The information overload that comes with focusing too much on market commentary also gives rise to another major problem that inhibits us from sticking to our financial plans. Some investors may wait for the perfect time to begin investing, or resume investing after a long pause. Those who do this are simply left waiting in most cases, since the perfect moment arrives and passes them by. We must remember that investing is an art that is highly experiential in nature. The only way to holistically pick up the trade of investing and get better at it is to actually begin investing without worrying about the conditions around us. Therefore creating and sticking to a well designed monthly investment plan is the best way to overcome this issue. Investing on a monthly basis would automatically mean that we would get to derive the benefits of all the best moments of the markets, regardless of whether they are at the upper extreme or the lower extreme. And this in turn would allow our financial plans to deliver performance that is both optimal and sustainable over the long term. So regardless of what the markets are doing, we would always be happy with how our money is doing, like the man in the picture below, who is happy with his money despite all the volatility.
Market extremes sometimes create problems that are similar to the one discussed above for investors. Most investors set themselves an annual investment target for every single year. But later, they hesitate to follow through on those targets during periods where markets fall steeply and stay there for a considerable span of time. Such a problem is majorly indicative of investors being highly risk averse. Risk aversion is highly detrimental to our financial plans since it causes us to completely stop our investments for long periods of time and miss out on the golden opportunities provided to us by the markets. Moreover, making up for lost time once we resume investing after a long pause becomes highly difficult. Therefore, when we find it hard to meet our annual investment targets during hard times for the markets, we may begin by investing small amounts to gain confidence and later gradually increase our investments as and when our confidence returns. This would allow us to overcome our risk aversion and follow through on our investment plans in a timely manner.

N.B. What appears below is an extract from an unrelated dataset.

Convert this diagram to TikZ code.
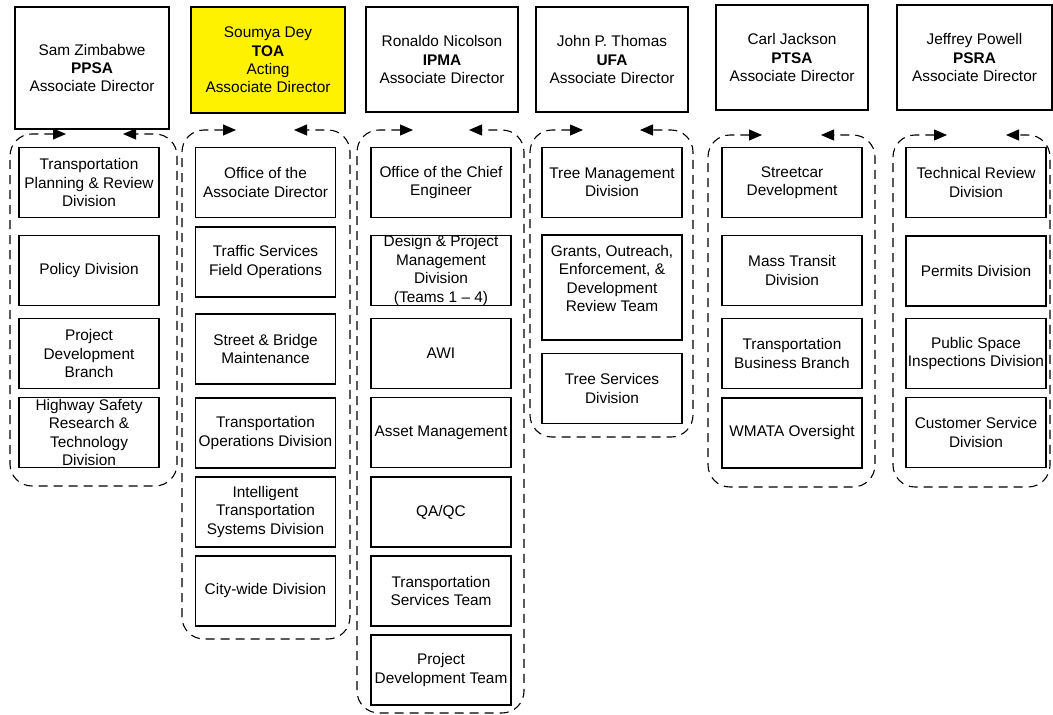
\documentclass[tikz,border=0pt]{standalone}
\usepackage{fontspec}
\setmainfont{Liberation Sans}
\usetikzlibrary{arrows.meta}

\begin{document}
\begin{tikzpicture}[x=1pt,y=-1pt,line width=1.1pt,
  font=\fontsize{15.4pt}{18.4pt}\selectfont,
  hd/.style={draw,minimum width=154pt,minimum height=105pt,align=center,inner sep=1pt},
  box/.style={draw,minimum width=140pt,minimum height=70pt,align=center,inner sep=1pt},
  txt/.style={align=center,inner sep=0pt},
  grp/.style={dash pattern=on 9pt off 6pt,rounded corners=22pt,
    {Triangle[length=13pt,width=11pt]}-{Triangle[length=13pt,width=11pt]}}]
\useasboundingbox (0,0) rectangle (1053,715);
\begin{scope}
% associate directors
\node[hd,minimum height=122pt] (ppsa) at (92,68) {Sam Zimbabwe\\\textbf{PPSA}\\Associate Director};
\node[hd,minimum height=106pt,fill=yellow] (toa) at (268,60) {Soumya Dey\\\textbf{TOA}\\Acting\\Associate Director};
\node[hd,minimum width=152pt] (ipma) at (442,59.5) {Ronaldo Nicolson\\\textbf{IPMA}\\Associate Director};
\node[hd,minimum width=152pt] (ufa) at (612,59.5) {John P. Thomas\\\textbf{UFA}\\Associate Director};
\node[hd,minimum width=152pt] (ptsa) at (792,57.5) {Carl Jackson\\\textbf{PTSA}\\Associate Director};
\node[hd,minimum width=155pt] (psra) at (974.5,57.5) {Jeffrey Powell\\\textbf{PSRA}\\Associate Director};
\end{scope}

\begin{scope}
% PPSA
\node[box] (pp1) at (89,182.5) {Transportation\\Planning \& Review\\Division};
\node[box] (pp2) at (89,270.5) {Policy Division};
\node[box] (pp3) at (89,353.5) {Project\\Development\\Branch};
\node[box] (pp4) at (89,432.5) {};
\node[txt] (pp4t) at (pp4.center) {Highway Safety\\Research \&\\Technology\\Division};
% TOA
\node[box] (to1) at (265.5,182.5) {Office of the\\Associate Director};
\node[box] (to2) at (265.5,262) {Traffic Services\\Field Operations};
\node[box] (to3) at (265.5,349) {Street \& Bridge\\Maintenance};
\node[box] (to4) at (265.5,433) {Transportation\\Operations Division};
\node[box] (to5) at (265.5,512) {Intelligent\\Transportation\\Systems Division};
\node[box] (to6) at (265.5,591) {City-wide Division};
% IPMA
\node[box] (ip1) at (441,182.5) {Office of the Chief\\Engineer};
\node[box] (ip2) at (441,270.5) {};
\node[txt] (ip2t) at (ip2.center) {Design \& Project\\Management\\Division\\(Teams 1 – 4)};
\node[box] (ip3) at (441,353.5) {AWI};
\node[box] (ip4) at (441,432.5) {Asset Management};
\node[box] (ip5) at (441,512) {QA/QC};
\node[box] (ip6) at (441,591) {Transportation\\Services Team};
\node[box] (ip7) at (441,670) {Project\\Development Team};
% UFA
\node[box] (uf1) at (612,182.5) {Tree Management\\Division};
\node[box,minimum height=105pt] (uf2) at (612,287.5) {};
\node[txt] (uf2t) at ([yshift=9pt]uf2.center) {Grants, Outreach,\\Enforcement, \&\\Development\\Review Team};
\node[box] (uf3) at (612,388.5) {Tree Services\\Division};
% PTSA
\node[box] (pt1) at (792,182.5) {Streetcar\\Development};
\node[box] (pt2) at (792,270.5) {Mass Transit\\Division};
\node[box] (pt3) at (792,353.5) {Transportation\\Business Branch};
\node[box] (pt4) at (792,433) {WMATA Oversight};
% PSRA
\node[box] (ps1) at (976,182.5) {Technical Review\\Division};
\node[box] (ps2) at (976,271) {Permits Division};
\node[box] (ps3) at (976,353.5) {Public Space\\Inspections Division};
\node[box] (ps4) at (976,432.5) {Customer Service\\Division};
\end{scope}

% dashed groups
\coordinate (ppl) at (66,134);  \coordinate (ppr) at (123,134);
\coordinate (tol) at (236,130); \coordinate (tor) at (294,130);
\coordinate (ipl) at (413,130); \coordinate (ipr) at (469,130);
\coordinate (ufl) at (583,130); \coordinate (ufr) at (640,130);
\coordinate (ptl) at (762,135); \coordinate (ptr) at (821,135);
\coordinate (psl) at (947,135); \coordinate (psr) at (1006,135);
\draw[grp] (ppl) -- (10,134) -- (10,486) -- (177,486) -- (177,134) -- (ppr);
\draw[grp] (tol) -- (182,130) -- (182,639) -- (350,639) -- (350,130) -- (tor);
\draw[grp] (ipl) -- (357,130) -- (357,713) -- (524,713) -- (524,130) -- (ipr);
\draw[grp] (ufl) -- (530,130) -- (530,437) -- (693,437) -- (693,130) -- (ufr);
\draw[grp] (ptl) -- (708,135) -- (708,487) -- (875,487) -- (875,135) -- (ptr);
\draw[grp] (psl) -- (893,135) -- (893,487) -- (1050,487) -- (1050,135) -- (psr);
\end{tikzpicture}
\end{document}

Risk aversion sometimes manifests itself in a different manner among some investors. They may become too eager to book profits when their investments rise steadily over a period of time. They do this because they do not want to risk a steep fall in the value of their investments after a steady rise. While this is a valid contention, booking profits too early from our investments would not allow them to perform to their full potential. And this would set us back a long way on the path to achieve our financial goals and financial independence. Therefore, our decisions to sell our investments must be purely based on fundamentals rather than valuations or the speed of the upward move. As long as the fundamentals remain in place or keep improving, we must look to hold on to our investments regardless of other factors. Therefore it is important for us to devote time to understanding the fundamentals of our investments at regular intervals. Those of us who are incapable of doing this ourselves may explore the option of employing professional help.
To sum up, creating the best possible financial plans and not following them meticulously would ultimately be useless. Listening to market commentary would be absolutely fine as long as we don't allow it to affect our emotions enough to drift away from our financial plans, since they give us the best chance of achieving our financial goals and financial independence. Instead of waiting for the perfect moment to begin investing or resume after a gap, we would be much better served sticking to a well structured monthly investment plan and initiating our investment journeys immediately. During sober periods for the markets, it is better to invest in gradual increments rather than to pause our investments altogether. Pausing our investments would make it extremely tough to make up for the time that we lose. We also must not look to book profits from our investments too early after a sudden or sustained upward move and remain invested as long as the fundamentals of our investments remain intact. And finally when working in collaboration with advisors on our financial plans, we must judge the advice based on the soundness of logic given our needs, not based on whether or not the advice that is imparted is what we want to hear. It is therefore completely possible and within our control to be able to stick to our financial plans and use whatever conditions we have on hand to mould our Futures financially and achieve everything that we desire and much more. All that we need to do is to put our plans into action and see our plans through to a conclusive and rewarding finish.